What she found fascinating was that the algorithm tried to make a soft and seamless narrative from the images, dissolving a sequence of zeroes into mannequins legs or a round face into a round hat, and completely missing the point of the film’s dissonance.
“It’s really trying to see the whole film as a continuous form,” she said. “It loses this kind of violence of the quick cut that is so important in the original film.”
Frid-Jimenez created an installation in which her new film, After Ballet mécanique, is projected on a double-sided screen. The Vancouver Art Gallery acquired the piece to include in Imitation Game, its 2022 exhibition devoted to visual culture in the age of artificial intelligence, making it the first AI artwork in that collection.

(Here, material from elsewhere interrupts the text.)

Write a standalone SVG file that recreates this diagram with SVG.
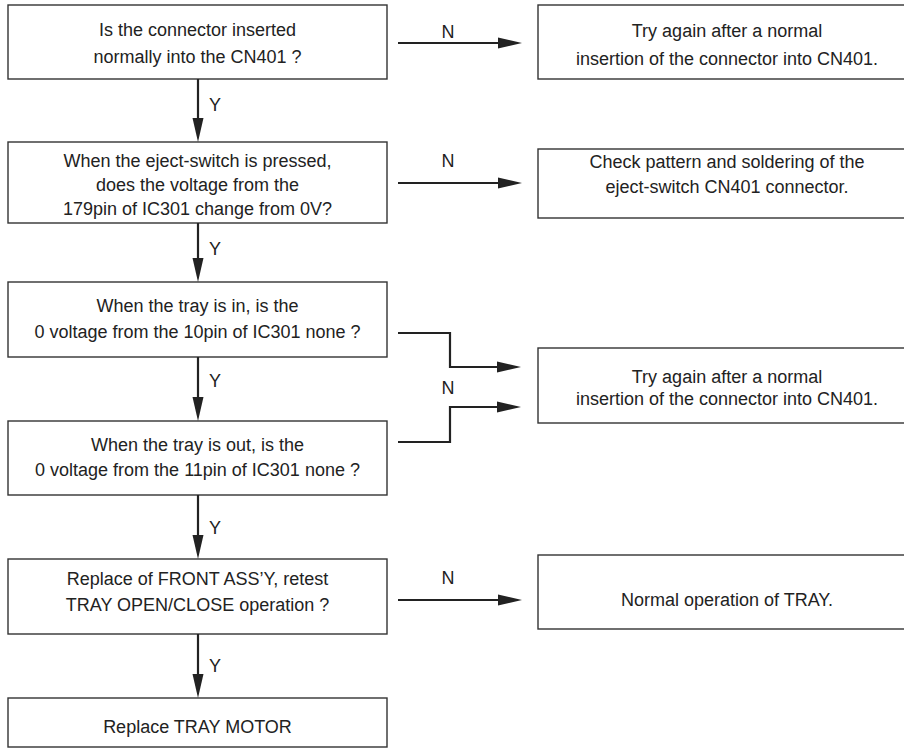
<svg xmlns="http://www.w3.org/2000/svg" width="904" height="750" viewBox="0 0 904 750">
<defs>
<style>
.box{fill:#fff;stroke:#333;stroke-width:1.4}
.t{font-family:"Liberation Sans",Arial,sans-serif;font-size:18px;fill:#222;text-anchor:middle}
.lbl{font-family:"Liberation Sans",Arial,sans-serif;font-size:18px;fill:#222}
.c{fill:none;stroke:#222;stroke-width:2.2}
</style>
<marker id="ah" markerWidth="24" markerHeight="12" refX="14" refY="6" orient="auto" markerUnits="userSpaceOnUse"><path d="M0,0.5 L24,6 L0,11.5 z" fill="#222"/></marker>
</defs>
<rect width="904" height="750" fill="#fff"/>
<g id="q1"><rect class="box" x="8" y="5" width="379" height="74"/>
<text class="t" x="197.5" y="36">Is the connector inserted</text>
<text class="t" x="197.5" y="63">normally into the CN401 ?</text></g>
<g id="q2"><rect class="box" x="8" y="142" width="379" height="81"/>
<text class="t" x="197.5" y="167">When the eject-switch is pressed,</text>
<text class="t" x="197.5" y="191">does the voltage from the</text>
<text class="t" x="197.5" y="215">179pin of IC301 change from 0V?</text></g>
<g id="q3"><rect class="box" x="8" y="282" width="379" height="75"/>
<text class="t" x="197.5" y="312">When the tray is in, is the</text>
<text class="t" x="197.5" y="338">0 voltage from the 10pin of IC301 none ?</text></g>
<g id="q4"><rect class="box" x="8" y="421" width="379" height="74"/>
<text class="t" x="197.5" y="451">When the tray is out, is the</text>
<text class="t" x="197.5" y="476">0 voltage from the 11pin of IC301 none ?</text></g>
<g id="q5"><rect class="box" x="8" y="559" width="379" height="75"/>
<text class="t" x="197.5" y="585">Replace of FRONT ASS’Y, retest</text>
<text class="t" x="197.5" y="611">TRAY OPEN/CLOSE operation ?</text></g>
<g id="a6"><rect class="box" x="8" y="698" width="379" height="49"/>
<text class="t" x="197.5" y="733">Replace TRAY MOTOR</text></g>
<g id="r1"><rect class="box" x="538" y="5" width="378" height="74"/>
<text class="t" x="727" y="37">Try again after a normal</text>
<text class="t" x="727" y="65">insertion of the connector into CN401.</text></g>
<g id="r2"><rect class="box" x="538" y="149" width="378" height="69"/>
<text class="t" x="727" y="168">Check pattern and soldering of the</text>
<text class="t" x="727" y="193">eject-switch CN401 connector.</text></g>
<g id="r3"><rect class="box" x="538" y="348" width="378" height="75"/>
<text class="t" x="727" y="383">Try again after a normal</text>
<text class="t" x="727" y="405">insertion of the connector into CN401.</text></g>
<g id="r5"><rect class="box" x="538" y="555" width="378" height="74"/>
<text class="t" x="727" y="606">Normal operation of TRAY.</text></g>
<g id="connectors">
<path class="c" d="M398,43 H512" marker-end="url(#ah)"/>
<path class="c" d="M398,183 H512" marker-end="url(#ah)"/>
<path class="c" d="M398,333 H450 V367 H511" marker-end="url(#ah)"/>
<path class="c" d="M398,442 H450 V407 H511" marker-end="url(#ah)"/>
<path class="c" d="M398,600 H512" marker-end="url(#ah)"/>
<path class="c" d="M198,79 V132" marker-end="url(#ah)"/>
<path class="c" d="M198,223 V272" marker-end="url(#ah)"/>
<path class="c" d="M198,357 V411" marker-end="url(#ah)"/>
<path class="c" d="M198,495 V549" marker-end="url(#ah)"/>
<path class="c" d="M198,634 V688" marker-end="url(#ah)"/>
<text class="lbl" x="448" y="38" text-anchor="middle">N</text>
<text class="lbl" x="448" y="167" text-anchor="middle">N</text>
<text class="lbl" x="448" y="394" text-anchor="middle">N</text>
<text class="lbl" x="448" y="584" text-anchor="middle">N</text>
<text class="lbl" x="209" y="111">Y</text>
<text class="lbl" x="209" y="255">Y</text>
<text class="lbl" x="209" y="387">Y</text>
<text class="lbl" x="209" y="534">Y</text>
<text class="lbl" x="209" y="672">Y</text>
</g>
</svg>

“The way I use AI is as a cultural phenomenon,” Frid-Jimenez said. “I’m not at all afraid that AI will replace artists. Artists do something different than what these tools offer. ... We create new ideas and push boundaries and ask questions about how we want to live. "
Art curator Bruce Grenville, who co-curated the Imitation Game show, points out that we find ourselves in a similar moment to Léger and Murphy in 1924, one where we have rapidly assimilated new technology yet remain anxious about that. “Anyone who uses Photoshop uses AI; it’s embedded in the artistic process and we have adopted it seamlessly,” he said, referring to the way every digital photographic image today is touched by computing.
“DALL-E is an extraordinary achievement,” he said. “Is it an artistic tool? No. Not yet. Only when it breaks down.” He compared work by artists such as Frid-Jimenez to the way the surrealists of the 1920s began experimenting with photography to question the notion that it was a true representation of reality. “We have this idea that machines are a threat to human existence. Really, it’s about our fear, not about the machines. Humans are the problem,” he said, adding that the ethical and social issues that AI raises, who controls it and how it might be regulated, are far more pressing than any concern that it will replace artists.
And it is artists who are volunteering to instigate those urgent debates.